● **What is expected**: Transcribe each line of the records below exactly, excluding any embedded images.

● **Information supplied**:
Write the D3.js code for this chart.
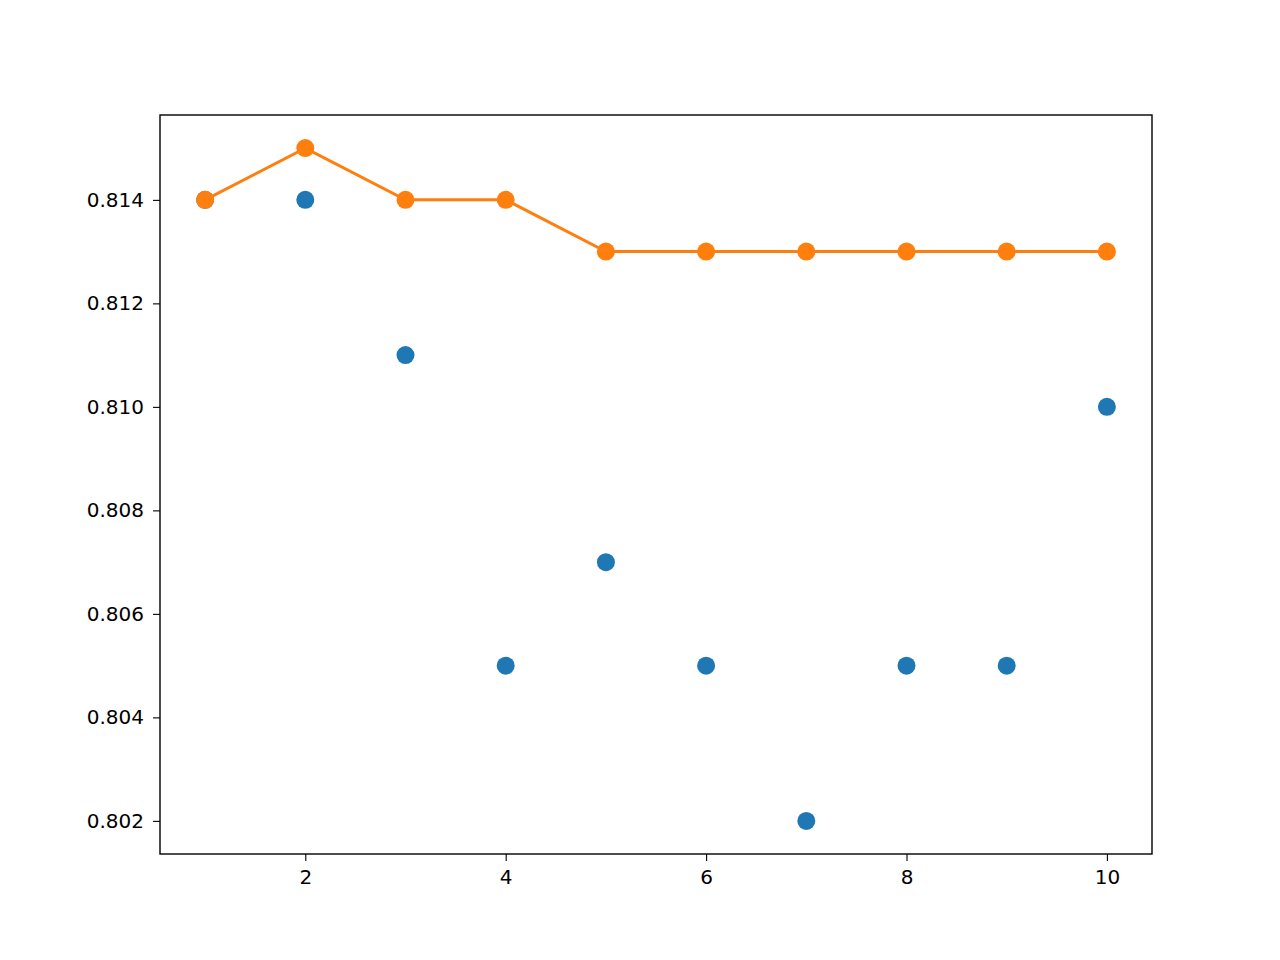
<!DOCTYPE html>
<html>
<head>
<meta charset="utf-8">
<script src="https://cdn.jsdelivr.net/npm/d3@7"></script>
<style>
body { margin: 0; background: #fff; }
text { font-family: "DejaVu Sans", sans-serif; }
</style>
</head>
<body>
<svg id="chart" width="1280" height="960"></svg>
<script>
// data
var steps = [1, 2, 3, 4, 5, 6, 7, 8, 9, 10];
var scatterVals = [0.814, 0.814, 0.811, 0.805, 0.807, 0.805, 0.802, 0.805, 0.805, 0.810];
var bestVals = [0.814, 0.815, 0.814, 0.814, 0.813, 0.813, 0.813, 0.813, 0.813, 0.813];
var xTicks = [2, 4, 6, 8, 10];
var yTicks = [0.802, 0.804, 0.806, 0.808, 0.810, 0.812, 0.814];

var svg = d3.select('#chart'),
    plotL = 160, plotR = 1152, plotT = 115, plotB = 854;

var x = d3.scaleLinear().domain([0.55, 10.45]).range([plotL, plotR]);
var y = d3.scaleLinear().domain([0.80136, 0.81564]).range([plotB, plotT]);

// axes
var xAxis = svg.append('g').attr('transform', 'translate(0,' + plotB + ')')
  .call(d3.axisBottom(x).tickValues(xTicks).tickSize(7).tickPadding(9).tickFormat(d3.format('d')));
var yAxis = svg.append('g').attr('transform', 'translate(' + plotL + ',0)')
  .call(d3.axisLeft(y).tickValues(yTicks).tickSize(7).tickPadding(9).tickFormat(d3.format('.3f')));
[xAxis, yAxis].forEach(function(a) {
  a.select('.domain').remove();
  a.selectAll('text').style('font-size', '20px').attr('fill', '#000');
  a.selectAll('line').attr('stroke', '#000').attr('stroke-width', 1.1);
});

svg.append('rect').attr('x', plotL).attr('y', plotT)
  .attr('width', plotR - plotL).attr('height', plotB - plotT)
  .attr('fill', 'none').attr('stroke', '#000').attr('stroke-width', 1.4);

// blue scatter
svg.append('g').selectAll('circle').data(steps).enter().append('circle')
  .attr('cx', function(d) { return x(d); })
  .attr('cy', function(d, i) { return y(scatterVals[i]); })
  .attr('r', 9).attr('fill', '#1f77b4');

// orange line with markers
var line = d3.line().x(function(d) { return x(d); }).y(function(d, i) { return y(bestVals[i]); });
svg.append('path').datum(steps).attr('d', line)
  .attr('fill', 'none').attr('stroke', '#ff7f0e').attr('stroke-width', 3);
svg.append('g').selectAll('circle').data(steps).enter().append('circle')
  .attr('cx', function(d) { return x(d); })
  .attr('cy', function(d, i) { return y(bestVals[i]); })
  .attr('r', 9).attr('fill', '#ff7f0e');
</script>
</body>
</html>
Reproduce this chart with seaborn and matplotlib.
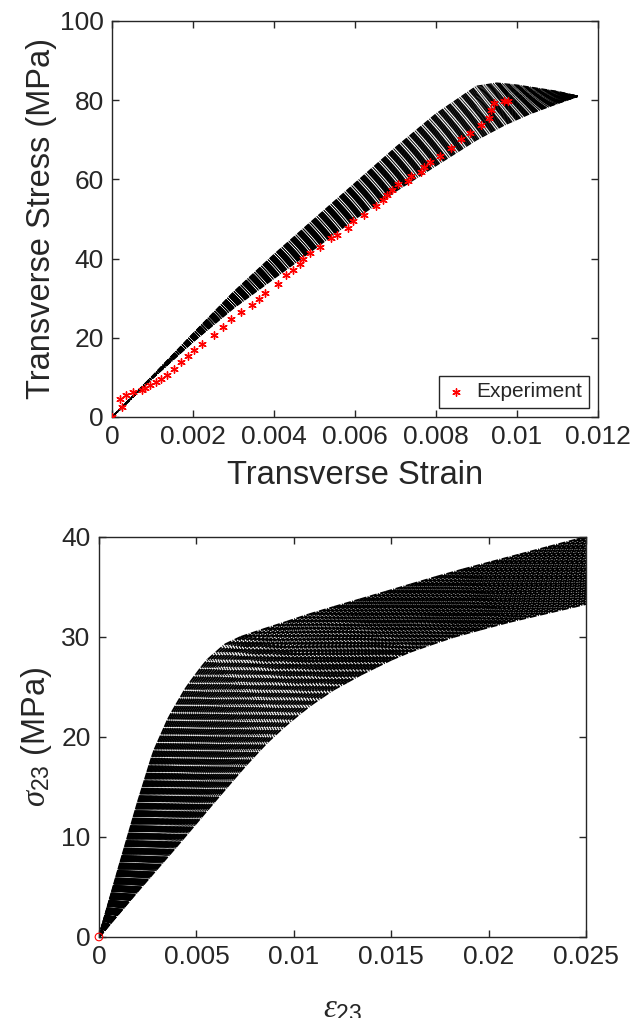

● **Output of the exercise**:
Write the D3.js code for this chart.
<!DOCTYPE html>
<html>
<head>
<meta charset="utf-8">
<script src="https://cdn.jsdelivr.net/npm/d3@7"></script>
<style>
body { margin: 0; background: #fff; }
text { font-family: "DejaVu Sans", sans-serif; }
</style>
</head>
<body>
<svg id="chart" width="1280" height="960"></svg>
<script>
// data
var steps = [1, 2, 3, 4, 5, 6, 7, 8, 9, 10];
var scatterVals = [0.814, 0.814, 0.811, 0.805, 0.807, 0.805, 0.802, 0.805, 0.805, 0.810];
var bestVals = [0.814, 0.815, 0.814, 0.814, 0.813, 0.813, 0.813, 0.813, 0.813, 0.813];
var xTicks = [2, 4, 6, 8, 10];
var yTicks = [0.802, 0.804, 0.806, 0.808, 0.810, 0.812, 0.814];

var svg = d3.select('#chart'),
    plotL = 160, plotR = 1152, plotT = 115, plotB = 854;

var x = d3.scaleLinear().domain([0.55, 10.45]).range([plotL, plotR]);
var y = d3.scaleLinear().domain([0.80136, 0.81564]).range([plotB, plotT]);

// axes
var xAxis = svg.append('g').attr('transform', 'translate(0,' + plotB + ')')
  .call(d3.axisBottom(x).tickValues(xTicks).tickSize(7).tickPadding(9).tickFormat(d3.format('d')));
var yAxis = svg.append('g').attr('transform', 'translate(' + plotL + ',0)')
  .call(d3.axisLeft(y).tickValues(yTicks).tickSize(7).tickPadding(9).tickFormat(d3.format('.3f')));
[xAxis, yAxis].forEach(function(a) {
  a.select('.domain').remove();
  a.selectAll('text').style('font-size', '20px').attr('fill', '#000');
  a.selectAll('line').attr('stroke', '#000').attr('stroke-width', 1.1);
});

svg.append('rect').attr('x', plotL).attr('y', plotT)
  .attr('width', plotR - plotL).attr('height', plotB - plotT)
  .attr('fill', 'none').attr('stroke', '#000').attr('stroke-width', 1.4);

// blue scatter
svg.append('g').selectAll('circle').data(steps).enter().append('circle')
  .attr('cx', function(d) { return x(d); })
  .attr('cy', function(d, i) { return y(scatterVals[i]); })
  .attr('r', 9).attr('fill', '#1f77b4');

// orange line with markers
var line = d3.line().x(function(d) { return x(d); }).y(function(d, i) { return y(bestVals[i]); });
svg.append('path').datum(steps).attr('d', line)
  .attr('fill', 'none').attr('stroke', '#ff7f0e').attr('stroke-width', 3);
svg.append('g').selectAll('circle').data(steps).enter().append('circle')
  .attr('cx', function(d) { return x(d); })
  .attr('cy', function(d, i) { return y(bestVals[i]); })
  .attr('r', 9).attr('fill', '#ff7f0e');
</script>
</body>
</html>
Reproduce this chart with seaborn and matplotlib.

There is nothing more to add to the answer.